See related article: Azul’s pursuit of TRIP signals shift of strategy in fast-changing Brazilian market
With such little network overlap, it is unlikely capacity growth is part of the strategy for the combined Azul-TRIP, which will serve roughly 100 airports. The carriers could conclude that further capacity growth is necessary to reach their desired scale and market share goals.
LATAM management focusses on righting TAM’s course
New LAN and TAM parent company LATAM should disclose more details regarding how TAM will achieve its planned 2013 domestic capacity reduction in the coming weeks. But it is clear that management of the new parent company is determined to ensure the Brazilian domestic market does not drag down the combined company’s results. LATAM management previously stated it could manage TAM’s projected 2% to 3% fall in domestic capacity for 2012 by redeploying aircraft elsewhere throughout the broader LATAM network where conditions are better.
There is no reason why that strategy could not be applied to handle the planned 2013 reductions. LATAM has domestic operations in six other domestic markets in South America – Argentina, Chile, Colombia, Ecuador, Paraguay and Peru. In some of these markets conditions remain favourable and competition is less intense. There is also growing demand in the international intra-Latin America market, a highly profitable market where LAN in recent years has been adding significant capacity.
Joining Mr Bologna in the Valor Economico interview, the VP of TAM’s domestic unit Claudia Sender remarked that TAM would reduce aircraft utilisation to achieve some of the capacity reductions, noting that the average number of hours flown per aircraft would drop from 13h to 12h15m during 1H2013. Mr Bologna stated TAM has not yet determined the exact number of daily flights being cut, but assured that TAM would retain a presence in 42 airports throughout Brazil even as capacity falls.

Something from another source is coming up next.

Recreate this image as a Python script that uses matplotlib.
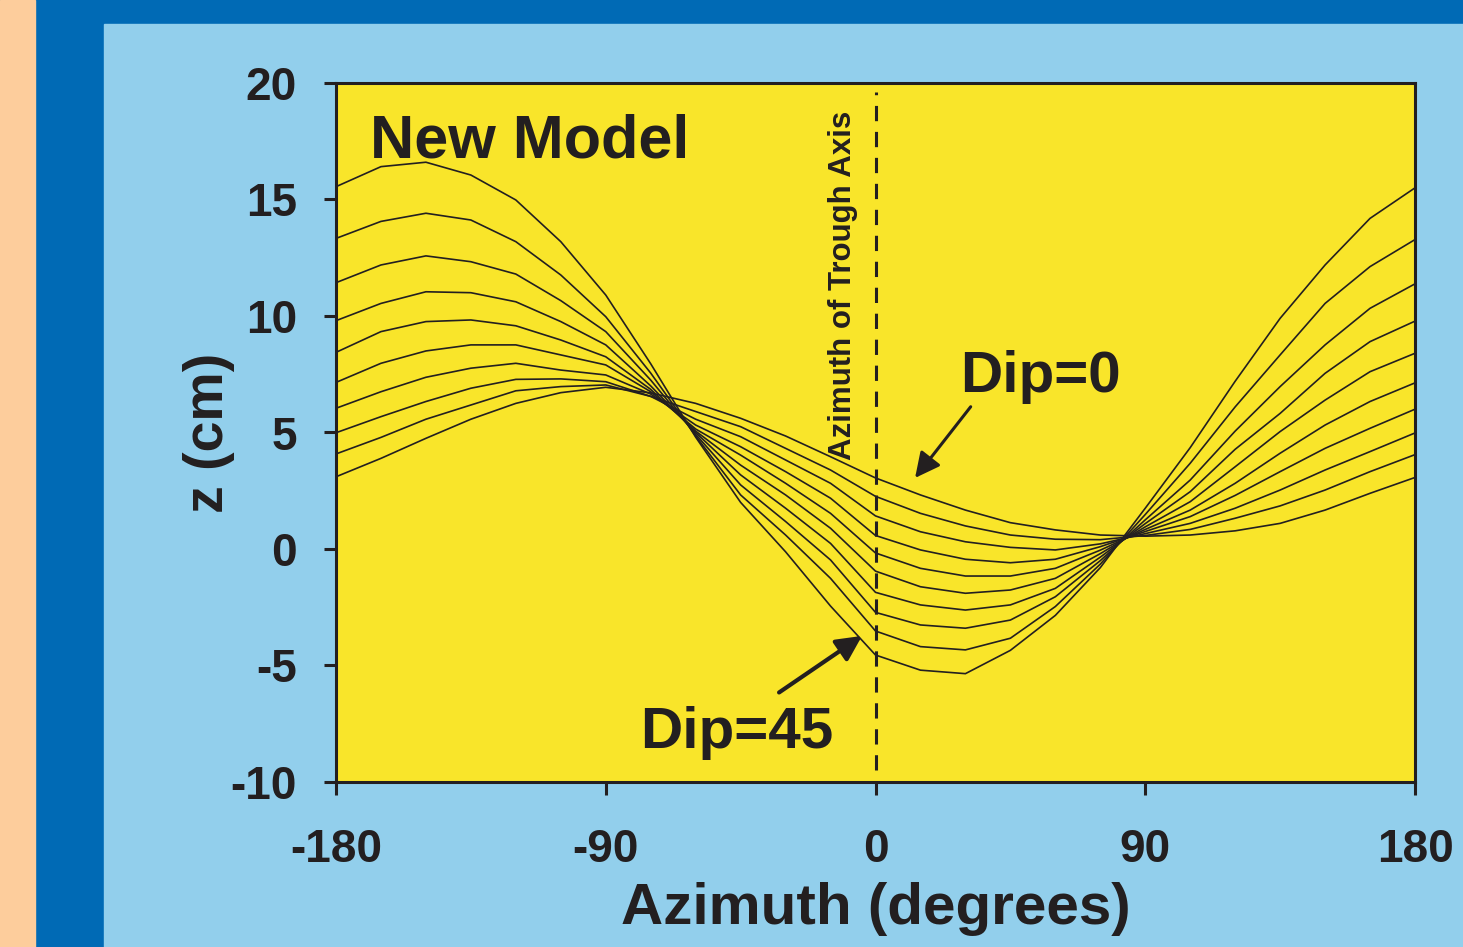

Through the consolidation of LAN-TAM, Gol-Webjet and Azul-TRIP, coupled with softening demand, Brazil’s domestic marketplace has witnessed rapidly changing market dynamics during the last couple of years that have largely been to the detriment of the country’s bigger carriers. But now even the country’s smaller and nimble operators are beginning to feel the continued pressure from weakening demand. The operating environment in 2013 could put both Brazil’s larger and smaller carriers to the test if the push by the country's two biggest carriers to rationalise supply proves to be insufficient.